TASK OBJECTIVE: Tally the lines of the listing that contain the string "matplotlib". Give the number and nothing else.

Entries taken from a collection:

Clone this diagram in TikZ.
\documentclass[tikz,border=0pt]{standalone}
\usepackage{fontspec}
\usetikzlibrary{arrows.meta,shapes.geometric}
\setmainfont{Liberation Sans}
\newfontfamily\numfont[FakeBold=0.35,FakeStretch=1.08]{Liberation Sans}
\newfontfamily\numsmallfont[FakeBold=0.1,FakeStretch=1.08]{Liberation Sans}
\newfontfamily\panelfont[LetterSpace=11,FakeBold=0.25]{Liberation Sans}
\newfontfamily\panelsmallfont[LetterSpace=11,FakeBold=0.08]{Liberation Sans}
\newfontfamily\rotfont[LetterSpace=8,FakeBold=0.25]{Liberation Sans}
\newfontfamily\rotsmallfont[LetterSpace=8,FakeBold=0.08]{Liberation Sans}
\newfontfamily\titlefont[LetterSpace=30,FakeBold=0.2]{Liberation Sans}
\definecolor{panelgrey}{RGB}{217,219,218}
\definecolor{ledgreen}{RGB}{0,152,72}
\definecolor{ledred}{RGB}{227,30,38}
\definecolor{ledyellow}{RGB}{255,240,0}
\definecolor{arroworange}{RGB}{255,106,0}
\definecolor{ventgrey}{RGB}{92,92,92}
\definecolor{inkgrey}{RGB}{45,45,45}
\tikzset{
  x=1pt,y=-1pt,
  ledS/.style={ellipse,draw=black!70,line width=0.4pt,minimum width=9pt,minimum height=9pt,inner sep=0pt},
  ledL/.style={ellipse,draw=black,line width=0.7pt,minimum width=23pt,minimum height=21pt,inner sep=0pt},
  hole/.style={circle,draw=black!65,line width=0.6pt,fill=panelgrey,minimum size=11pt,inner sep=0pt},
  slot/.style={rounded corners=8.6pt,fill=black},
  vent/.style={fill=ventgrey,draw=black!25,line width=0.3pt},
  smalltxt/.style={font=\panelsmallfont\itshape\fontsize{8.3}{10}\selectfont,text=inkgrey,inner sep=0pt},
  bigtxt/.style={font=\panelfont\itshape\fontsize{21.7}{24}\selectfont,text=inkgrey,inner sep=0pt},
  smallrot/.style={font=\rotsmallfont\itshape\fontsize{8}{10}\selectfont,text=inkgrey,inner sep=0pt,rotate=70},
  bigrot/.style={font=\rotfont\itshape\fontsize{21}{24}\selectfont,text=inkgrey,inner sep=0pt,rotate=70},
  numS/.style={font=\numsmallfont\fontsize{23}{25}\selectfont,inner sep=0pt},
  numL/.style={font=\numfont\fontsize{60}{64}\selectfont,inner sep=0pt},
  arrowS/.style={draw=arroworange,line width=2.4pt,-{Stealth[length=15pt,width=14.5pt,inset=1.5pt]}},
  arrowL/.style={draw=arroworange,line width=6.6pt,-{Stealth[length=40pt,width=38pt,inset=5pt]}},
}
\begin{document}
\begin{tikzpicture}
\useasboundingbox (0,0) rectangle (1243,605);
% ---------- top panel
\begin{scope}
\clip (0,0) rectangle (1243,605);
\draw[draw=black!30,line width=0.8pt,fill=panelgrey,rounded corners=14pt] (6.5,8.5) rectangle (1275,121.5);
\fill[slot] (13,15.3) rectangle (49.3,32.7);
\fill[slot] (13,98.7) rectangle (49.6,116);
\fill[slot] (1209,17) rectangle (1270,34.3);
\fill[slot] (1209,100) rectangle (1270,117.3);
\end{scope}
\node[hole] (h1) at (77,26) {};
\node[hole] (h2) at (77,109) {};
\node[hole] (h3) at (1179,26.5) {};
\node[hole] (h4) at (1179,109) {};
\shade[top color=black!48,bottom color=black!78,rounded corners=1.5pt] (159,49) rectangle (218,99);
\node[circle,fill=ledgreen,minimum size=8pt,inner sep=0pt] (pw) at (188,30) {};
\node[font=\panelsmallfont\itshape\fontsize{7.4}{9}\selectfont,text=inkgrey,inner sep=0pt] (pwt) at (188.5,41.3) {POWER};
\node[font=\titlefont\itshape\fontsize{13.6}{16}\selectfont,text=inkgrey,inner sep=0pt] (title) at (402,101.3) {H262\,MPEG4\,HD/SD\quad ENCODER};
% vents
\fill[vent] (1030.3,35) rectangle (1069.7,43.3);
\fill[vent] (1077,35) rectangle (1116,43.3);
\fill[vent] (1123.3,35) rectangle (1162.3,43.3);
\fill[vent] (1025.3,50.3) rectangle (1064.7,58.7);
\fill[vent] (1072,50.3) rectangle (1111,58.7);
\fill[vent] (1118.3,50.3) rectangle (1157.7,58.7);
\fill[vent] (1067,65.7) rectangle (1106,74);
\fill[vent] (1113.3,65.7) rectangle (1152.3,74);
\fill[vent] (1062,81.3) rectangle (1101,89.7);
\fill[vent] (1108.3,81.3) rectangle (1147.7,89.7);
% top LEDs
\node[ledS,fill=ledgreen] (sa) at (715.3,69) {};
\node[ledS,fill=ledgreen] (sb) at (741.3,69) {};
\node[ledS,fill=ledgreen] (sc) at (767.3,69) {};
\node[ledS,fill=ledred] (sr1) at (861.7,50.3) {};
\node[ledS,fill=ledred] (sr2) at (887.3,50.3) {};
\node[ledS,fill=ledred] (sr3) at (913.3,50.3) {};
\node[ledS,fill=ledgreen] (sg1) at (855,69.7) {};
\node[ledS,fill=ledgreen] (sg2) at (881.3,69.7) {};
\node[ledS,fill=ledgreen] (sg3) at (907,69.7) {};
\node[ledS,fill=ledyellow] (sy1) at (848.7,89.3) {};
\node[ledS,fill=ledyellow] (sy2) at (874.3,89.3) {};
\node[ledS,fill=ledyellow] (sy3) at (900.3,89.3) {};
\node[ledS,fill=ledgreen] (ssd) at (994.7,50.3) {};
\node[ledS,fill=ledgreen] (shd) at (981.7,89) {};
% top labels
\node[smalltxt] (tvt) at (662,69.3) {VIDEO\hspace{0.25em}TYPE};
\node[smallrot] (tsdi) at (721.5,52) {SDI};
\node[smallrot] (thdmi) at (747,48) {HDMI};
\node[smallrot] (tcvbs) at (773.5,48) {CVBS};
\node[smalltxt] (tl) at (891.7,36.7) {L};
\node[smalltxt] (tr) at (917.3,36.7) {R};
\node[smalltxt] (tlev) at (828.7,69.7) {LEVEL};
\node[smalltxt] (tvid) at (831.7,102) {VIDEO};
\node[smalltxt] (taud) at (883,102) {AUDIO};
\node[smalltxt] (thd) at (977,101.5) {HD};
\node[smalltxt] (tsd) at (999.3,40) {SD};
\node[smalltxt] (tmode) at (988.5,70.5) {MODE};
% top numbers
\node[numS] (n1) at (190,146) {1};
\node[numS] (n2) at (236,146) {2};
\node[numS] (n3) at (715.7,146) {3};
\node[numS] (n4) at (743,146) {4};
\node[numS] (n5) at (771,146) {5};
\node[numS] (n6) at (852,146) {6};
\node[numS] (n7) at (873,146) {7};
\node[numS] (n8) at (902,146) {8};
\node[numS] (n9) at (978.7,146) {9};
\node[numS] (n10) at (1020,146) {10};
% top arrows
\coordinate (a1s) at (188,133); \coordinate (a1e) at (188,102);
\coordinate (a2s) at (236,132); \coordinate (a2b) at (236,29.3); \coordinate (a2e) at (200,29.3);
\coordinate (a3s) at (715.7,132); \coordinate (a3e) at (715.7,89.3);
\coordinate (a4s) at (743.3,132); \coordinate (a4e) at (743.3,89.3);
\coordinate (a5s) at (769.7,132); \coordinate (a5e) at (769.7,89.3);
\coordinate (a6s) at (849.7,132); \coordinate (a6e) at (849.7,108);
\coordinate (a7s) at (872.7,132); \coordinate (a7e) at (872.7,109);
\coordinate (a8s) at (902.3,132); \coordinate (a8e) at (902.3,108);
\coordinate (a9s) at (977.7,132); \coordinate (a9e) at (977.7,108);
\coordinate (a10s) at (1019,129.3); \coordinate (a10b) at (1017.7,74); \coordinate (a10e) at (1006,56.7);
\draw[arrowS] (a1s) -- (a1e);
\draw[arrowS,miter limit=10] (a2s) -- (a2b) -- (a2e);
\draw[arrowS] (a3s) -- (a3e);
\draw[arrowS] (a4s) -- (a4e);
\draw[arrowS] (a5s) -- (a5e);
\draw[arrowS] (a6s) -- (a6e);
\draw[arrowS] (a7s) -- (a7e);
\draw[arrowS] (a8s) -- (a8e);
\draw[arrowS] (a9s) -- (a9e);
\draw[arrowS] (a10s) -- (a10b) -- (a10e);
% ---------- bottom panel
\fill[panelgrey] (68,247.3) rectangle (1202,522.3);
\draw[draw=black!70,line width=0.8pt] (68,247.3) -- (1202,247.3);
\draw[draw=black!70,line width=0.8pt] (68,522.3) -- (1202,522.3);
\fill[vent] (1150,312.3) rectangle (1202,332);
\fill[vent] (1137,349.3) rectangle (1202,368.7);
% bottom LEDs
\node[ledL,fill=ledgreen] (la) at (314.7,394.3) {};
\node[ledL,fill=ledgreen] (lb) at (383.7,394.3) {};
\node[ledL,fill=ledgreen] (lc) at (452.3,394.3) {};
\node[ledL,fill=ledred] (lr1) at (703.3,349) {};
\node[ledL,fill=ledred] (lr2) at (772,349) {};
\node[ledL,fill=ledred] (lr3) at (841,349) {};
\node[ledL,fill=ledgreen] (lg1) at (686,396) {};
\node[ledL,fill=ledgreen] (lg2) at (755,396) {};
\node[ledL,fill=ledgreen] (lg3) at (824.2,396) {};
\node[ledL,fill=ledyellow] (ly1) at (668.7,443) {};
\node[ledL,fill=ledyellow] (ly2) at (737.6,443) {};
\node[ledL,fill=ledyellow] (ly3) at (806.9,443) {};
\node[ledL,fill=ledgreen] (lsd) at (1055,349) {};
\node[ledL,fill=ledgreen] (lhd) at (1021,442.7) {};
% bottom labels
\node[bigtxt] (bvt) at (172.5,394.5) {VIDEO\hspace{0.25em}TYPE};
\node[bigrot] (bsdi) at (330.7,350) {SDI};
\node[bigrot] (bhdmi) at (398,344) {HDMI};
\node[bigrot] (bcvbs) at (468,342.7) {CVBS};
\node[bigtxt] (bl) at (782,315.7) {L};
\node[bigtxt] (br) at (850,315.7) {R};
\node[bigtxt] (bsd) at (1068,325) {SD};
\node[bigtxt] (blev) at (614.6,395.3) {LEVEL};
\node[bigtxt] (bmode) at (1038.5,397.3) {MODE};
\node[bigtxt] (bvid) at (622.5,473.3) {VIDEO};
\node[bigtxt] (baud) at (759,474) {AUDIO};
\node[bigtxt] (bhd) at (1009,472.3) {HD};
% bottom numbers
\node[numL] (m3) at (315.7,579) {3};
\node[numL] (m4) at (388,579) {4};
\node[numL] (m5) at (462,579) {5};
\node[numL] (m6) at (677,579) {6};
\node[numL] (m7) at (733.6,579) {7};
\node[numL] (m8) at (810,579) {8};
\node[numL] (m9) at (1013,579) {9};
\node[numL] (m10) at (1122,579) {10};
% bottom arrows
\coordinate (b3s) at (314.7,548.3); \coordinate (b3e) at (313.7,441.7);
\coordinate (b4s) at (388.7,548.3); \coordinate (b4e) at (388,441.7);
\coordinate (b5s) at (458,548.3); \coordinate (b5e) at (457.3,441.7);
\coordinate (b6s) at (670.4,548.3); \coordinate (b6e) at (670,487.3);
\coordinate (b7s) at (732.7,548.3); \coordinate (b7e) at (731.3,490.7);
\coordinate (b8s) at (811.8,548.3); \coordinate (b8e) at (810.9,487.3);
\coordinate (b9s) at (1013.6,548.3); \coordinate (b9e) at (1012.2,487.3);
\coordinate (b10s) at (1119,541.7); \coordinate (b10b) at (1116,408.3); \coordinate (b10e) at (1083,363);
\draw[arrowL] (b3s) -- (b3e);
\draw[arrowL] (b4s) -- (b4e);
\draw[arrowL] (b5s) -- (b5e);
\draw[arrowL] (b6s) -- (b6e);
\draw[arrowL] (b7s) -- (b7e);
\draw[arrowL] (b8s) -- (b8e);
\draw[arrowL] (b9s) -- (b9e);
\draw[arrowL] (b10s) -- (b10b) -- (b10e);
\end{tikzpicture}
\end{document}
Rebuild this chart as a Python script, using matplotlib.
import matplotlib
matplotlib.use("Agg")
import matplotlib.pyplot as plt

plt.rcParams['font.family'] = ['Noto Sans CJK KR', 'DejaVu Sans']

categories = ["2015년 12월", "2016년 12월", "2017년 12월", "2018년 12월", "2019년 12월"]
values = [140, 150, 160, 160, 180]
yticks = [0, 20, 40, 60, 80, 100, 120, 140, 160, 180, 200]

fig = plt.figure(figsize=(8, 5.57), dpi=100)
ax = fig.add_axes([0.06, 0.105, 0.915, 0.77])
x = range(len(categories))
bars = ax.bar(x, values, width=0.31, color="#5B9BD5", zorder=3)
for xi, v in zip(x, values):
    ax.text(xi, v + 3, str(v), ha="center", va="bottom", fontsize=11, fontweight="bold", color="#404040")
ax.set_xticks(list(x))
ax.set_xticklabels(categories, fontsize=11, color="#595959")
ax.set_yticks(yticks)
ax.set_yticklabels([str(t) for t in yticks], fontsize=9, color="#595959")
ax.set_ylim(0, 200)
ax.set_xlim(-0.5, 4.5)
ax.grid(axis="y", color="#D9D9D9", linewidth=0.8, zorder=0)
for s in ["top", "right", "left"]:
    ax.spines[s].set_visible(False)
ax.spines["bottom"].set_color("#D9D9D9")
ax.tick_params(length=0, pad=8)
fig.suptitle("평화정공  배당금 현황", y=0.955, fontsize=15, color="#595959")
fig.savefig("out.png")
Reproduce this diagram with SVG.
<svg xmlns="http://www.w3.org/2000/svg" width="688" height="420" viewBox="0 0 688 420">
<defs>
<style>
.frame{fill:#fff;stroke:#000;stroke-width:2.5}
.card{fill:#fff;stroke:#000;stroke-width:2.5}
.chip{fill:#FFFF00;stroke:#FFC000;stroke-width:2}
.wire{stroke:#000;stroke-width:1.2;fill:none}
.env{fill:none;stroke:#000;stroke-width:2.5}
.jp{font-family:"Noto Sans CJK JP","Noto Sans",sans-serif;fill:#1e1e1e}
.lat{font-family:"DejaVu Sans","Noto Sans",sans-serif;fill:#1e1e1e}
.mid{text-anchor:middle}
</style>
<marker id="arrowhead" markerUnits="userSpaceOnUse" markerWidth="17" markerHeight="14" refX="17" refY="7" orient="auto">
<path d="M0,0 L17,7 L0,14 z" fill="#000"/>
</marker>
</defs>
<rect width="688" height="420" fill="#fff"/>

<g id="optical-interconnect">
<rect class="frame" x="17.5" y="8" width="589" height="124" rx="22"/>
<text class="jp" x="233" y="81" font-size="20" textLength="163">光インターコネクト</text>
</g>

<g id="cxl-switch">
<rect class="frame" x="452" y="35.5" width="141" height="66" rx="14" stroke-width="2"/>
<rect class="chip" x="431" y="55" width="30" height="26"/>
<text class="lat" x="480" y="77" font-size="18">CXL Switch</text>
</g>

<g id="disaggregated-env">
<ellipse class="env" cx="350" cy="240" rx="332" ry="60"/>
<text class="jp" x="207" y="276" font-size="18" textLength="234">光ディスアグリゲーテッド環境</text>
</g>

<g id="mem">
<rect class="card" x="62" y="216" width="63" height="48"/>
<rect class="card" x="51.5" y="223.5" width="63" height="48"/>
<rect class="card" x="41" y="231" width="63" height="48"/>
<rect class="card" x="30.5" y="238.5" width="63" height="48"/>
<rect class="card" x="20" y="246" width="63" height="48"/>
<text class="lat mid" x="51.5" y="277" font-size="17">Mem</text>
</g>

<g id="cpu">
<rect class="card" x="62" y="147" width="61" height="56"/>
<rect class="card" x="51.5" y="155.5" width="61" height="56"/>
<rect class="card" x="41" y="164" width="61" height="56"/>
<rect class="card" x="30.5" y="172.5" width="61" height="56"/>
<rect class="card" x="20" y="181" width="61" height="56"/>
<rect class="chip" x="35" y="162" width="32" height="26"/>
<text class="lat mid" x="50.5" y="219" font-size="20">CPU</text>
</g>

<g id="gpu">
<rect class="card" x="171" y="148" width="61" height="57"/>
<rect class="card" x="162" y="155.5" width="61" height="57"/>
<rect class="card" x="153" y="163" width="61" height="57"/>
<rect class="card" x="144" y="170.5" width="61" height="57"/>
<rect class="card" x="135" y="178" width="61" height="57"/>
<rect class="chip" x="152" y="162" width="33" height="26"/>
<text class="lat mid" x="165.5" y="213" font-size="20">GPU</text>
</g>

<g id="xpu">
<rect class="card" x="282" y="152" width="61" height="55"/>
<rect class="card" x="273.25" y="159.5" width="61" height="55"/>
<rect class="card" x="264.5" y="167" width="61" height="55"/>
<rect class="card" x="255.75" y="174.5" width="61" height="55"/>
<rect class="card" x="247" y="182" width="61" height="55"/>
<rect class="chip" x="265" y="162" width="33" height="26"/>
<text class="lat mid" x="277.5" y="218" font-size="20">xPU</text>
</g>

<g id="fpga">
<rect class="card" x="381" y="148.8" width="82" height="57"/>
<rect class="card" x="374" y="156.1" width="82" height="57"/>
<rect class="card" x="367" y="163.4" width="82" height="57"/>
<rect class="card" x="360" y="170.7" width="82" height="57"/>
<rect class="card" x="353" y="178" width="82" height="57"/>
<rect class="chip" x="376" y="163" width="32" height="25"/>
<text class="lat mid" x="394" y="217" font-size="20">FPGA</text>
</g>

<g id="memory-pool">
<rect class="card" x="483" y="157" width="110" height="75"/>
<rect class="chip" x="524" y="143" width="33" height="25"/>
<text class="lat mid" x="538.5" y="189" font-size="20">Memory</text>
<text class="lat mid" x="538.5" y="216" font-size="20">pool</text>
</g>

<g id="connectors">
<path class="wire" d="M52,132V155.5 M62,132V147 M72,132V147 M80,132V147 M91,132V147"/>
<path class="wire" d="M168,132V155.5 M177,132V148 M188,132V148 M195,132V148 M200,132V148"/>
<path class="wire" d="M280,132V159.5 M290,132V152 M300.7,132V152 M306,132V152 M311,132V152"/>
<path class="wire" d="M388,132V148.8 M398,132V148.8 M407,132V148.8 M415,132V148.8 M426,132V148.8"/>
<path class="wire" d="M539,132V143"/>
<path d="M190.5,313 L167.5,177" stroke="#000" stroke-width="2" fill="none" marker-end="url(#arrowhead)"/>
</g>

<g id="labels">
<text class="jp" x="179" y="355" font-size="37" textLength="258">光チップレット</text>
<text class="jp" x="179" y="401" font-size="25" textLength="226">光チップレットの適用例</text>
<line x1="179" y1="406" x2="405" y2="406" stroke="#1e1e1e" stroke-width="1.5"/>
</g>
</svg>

REPLY: 4